# The input start
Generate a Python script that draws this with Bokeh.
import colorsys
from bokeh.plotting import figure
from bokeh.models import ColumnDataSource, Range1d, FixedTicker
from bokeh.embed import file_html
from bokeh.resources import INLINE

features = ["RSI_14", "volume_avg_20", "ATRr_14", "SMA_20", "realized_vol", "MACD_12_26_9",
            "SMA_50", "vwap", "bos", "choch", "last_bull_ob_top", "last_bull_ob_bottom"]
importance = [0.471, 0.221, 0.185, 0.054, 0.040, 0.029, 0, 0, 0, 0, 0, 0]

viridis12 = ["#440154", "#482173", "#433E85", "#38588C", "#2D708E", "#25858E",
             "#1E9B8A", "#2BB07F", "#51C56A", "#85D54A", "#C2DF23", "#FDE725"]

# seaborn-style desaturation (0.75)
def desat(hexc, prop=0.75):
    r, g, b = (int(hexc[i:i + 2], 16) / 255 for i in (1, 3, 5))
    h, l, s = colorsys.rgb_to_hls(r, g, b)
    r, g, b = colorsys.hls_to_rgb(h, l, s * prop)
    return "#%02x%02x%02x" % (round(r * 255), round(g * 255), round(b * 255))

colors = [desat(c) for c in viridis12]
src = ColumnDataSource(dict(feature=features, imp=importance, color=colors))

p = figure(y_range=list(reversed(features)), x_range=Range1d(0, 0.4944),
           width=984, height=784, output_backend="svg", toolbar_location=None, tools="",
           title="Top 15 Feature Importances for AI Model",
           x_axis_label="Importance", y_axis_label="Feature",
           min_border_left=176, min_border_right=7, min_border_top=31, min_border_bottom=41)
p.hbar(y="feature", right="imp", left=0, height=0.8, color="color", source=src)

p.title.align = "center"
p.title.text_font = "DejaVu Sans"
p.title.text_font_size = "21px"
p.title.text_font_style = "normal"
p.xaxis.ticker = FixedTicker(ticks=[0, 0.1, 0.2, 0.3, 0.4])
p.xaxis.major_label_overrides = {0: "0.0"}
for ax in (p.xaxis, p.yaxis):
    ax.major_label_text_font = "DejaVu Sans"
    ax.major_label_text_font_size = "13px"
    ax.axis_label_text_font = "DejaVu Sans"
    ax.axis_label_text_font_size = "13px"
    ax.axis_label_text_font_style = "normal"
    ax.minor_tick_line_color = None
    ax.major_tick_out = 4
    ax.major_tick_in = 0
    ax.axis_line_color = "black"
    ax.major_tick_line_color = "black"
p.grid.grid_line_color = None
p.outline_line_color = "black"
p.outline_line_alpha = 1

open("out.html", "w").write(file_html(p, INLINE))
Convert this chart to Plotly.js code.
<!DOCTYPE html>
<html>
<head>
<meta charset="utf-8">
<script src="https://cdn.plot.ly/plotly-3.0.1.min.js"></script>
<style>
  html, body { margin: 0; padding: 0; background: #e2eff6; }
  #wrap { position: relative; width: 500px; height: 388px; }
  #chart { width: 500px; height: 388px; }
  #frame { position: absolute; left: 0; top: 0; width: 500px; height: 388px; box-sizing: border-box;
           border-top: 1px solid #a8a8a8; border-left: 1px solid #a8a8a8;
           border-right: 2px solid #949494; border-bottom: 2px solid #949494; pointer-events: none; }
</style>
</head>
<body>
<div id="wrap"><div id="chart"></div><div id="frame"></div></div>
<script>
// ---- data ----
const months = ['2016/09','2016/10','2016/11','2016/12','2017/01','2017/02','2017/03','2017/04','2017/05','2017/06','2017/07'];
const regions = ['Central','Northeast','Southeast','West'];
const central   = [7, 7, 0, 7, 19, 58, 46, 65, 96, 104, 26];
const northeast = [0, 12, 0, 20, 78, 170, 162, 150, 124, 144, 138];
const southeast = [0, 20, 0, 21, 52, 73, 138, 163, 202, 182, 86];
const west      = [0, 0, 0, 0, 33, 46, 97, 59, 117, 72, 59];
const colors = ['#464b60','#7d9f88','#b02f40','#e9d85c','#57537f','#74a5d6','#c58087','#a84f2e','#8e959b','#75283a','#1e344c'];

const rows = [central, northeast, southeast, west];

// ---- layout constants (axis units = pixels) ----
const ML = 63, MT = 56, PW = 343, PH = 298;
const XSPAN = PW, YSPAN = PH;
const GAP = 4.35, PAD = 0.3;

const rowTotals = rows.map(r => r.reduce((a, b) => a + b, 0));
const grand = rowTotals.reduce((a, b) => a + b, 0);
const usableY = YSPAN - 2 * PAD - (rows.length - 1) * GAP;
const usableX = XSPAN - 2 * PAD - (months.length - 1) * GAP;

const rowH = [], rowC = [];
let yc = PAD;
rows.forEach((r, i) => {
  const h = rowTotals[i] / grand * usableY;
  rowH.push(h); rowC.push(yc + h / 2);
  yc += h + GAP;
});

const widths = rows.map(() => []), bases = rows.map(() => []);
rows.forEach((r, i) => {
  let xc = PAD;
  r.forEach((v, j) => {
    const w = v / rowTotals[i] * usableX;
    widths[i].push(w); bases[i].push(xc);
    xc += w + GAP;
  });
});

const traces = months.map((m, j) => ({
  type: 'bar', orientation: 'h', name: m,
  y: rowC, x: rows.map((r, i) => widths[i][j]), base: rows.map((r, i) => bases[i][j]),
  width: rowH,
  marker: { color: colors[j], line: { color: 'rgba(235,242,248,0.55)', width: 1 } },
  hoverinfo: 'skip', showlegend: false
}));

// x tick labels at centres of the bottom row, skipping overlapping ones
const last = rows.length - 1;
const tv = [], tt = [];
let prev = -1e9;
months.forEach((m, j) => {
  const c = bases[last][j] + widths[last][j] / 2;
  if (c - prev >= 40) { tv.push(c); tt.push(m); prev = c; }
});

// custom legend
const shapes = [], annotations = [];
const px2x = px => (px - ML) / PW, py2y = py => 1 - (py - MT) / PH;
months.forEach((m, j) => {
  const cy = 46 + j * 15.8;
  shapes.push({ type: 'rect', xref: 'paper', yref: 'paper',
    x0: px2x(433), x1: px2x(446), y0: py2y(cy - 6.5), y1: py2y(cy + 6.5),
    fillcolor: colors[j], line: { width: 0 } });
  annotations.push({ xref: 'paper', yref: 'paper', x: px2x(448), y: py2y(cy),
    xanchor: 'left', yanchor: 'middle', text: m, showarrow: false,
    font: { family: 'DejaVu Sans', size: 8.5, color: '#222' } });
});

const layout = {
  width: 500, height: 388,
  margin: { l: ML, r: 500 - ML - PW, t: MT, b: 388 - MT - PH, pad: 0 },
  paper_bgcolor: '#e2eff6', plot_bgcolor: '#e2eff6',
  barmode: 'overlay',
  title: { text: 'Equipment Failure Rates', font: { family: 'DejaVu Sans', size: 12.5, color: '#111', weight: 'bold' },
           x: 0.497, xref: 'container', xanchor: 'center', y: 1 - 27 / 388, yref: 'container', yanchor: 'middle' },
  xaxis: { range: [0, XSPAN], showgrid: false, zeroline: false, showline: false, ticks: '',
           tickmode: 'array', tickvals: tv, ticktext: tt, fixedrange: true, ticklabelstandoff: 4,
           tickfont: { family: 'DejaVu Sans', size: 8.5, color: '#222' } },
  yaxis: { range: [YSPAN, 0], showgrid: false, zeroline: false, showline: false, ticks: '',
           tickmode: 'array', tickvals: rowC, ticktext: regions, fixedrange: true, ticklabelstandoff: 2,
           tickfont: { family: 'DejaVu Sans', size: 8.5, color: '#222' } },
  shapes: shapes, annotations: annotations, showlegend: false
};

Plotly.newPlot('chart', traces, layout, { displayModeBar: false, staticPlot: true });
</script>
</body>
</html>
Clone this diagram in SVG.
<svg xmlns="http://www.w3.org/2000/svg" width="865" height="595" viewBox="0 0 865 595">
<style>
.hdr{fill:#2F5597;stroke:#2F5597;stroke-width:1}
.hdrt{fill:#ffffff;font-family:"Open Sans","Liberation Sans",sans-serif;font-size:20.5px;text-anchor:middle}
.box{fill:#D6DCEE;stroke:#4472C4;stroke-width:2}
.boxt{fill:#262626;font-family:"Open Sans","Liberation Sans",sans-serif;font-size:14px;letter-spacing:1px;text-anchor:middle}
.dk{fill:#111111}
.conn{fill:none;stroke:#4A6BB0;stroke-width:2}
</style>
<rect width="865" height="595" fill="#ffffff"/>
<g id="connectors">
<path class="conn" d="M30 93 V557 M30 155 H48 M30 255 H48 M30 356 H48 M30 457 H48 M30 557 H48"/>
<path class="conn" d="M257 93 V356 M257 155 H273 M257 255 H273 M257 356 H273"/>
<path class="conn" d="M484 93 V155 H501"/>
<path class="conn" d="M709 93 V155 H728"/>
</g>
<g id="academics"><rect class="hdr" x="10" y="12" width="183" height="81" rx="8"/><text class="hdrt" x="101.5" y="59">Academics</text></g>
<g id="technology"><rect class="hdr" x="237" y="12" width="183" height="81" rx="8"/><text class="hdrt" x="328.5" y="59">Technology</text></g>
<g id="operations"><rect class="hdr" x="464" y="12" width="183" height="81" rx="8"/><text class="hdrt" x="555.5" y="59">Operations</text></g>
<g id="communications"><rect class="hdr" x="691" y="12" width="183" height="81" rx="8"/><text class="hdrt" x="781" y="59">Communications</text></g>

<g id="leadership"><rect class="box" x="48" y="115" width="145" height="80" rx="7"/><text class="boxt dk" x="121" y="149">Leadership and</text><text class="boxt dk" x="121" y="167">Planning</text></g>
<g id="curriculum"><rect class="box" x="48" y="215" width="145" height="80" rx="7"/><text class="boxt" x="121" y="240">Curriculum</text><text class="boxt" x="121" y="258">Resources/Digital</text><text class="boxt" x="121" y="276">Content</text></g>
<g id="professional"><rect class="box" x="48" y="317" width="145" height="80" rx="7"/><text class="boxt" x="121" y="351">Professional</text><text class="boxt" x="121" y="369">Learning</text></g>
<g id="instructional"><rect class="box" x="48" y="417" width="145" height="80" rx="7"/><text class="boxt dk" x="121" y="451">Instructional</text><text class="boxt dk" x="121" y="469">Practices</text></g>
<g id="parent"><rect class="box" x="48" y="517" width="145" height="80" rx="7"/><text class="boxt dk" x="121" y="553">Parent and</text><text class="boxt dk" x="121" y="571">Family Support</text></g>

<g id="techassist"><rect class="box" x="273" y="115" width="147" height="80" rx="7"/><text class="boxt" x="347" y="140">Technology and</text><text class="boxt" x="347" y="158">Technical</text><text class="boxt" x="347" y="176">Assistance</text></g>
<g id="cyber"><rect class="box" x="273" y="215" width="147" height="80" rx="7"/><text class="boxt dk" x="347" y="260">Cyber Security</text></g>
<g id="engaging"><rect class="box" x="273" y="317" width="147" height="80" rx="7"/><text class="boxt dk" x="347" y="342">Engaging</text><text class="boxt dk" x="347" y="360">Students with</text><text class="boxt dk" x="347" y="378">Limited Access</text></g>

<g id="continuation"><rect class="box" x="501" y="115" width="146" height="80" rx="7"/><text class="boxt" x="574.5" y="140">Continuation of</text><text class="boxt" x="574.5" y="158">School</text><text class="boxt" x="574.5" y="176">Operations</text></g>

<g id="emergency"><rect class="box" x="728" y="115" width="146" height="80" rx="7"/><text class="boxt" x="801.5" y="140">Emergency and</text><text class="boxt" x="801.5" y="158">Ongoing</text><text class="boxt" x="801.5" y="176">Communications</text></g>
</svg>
# The input end
- [Your instructions]
Repeat the lines from the first one in the records through the line containing "from bokeh.resources import INLINE", exactly as written, and nothing else.

- [Reply]
Generate a Python script that draws this with Bokeh.
import colorsys
from bokeh.plotting import figure
from bokeh.models import ColumnDataSource, Range1d, FixedTicker
from bokeh.embed import file_html
from bokeh.resources import INLINE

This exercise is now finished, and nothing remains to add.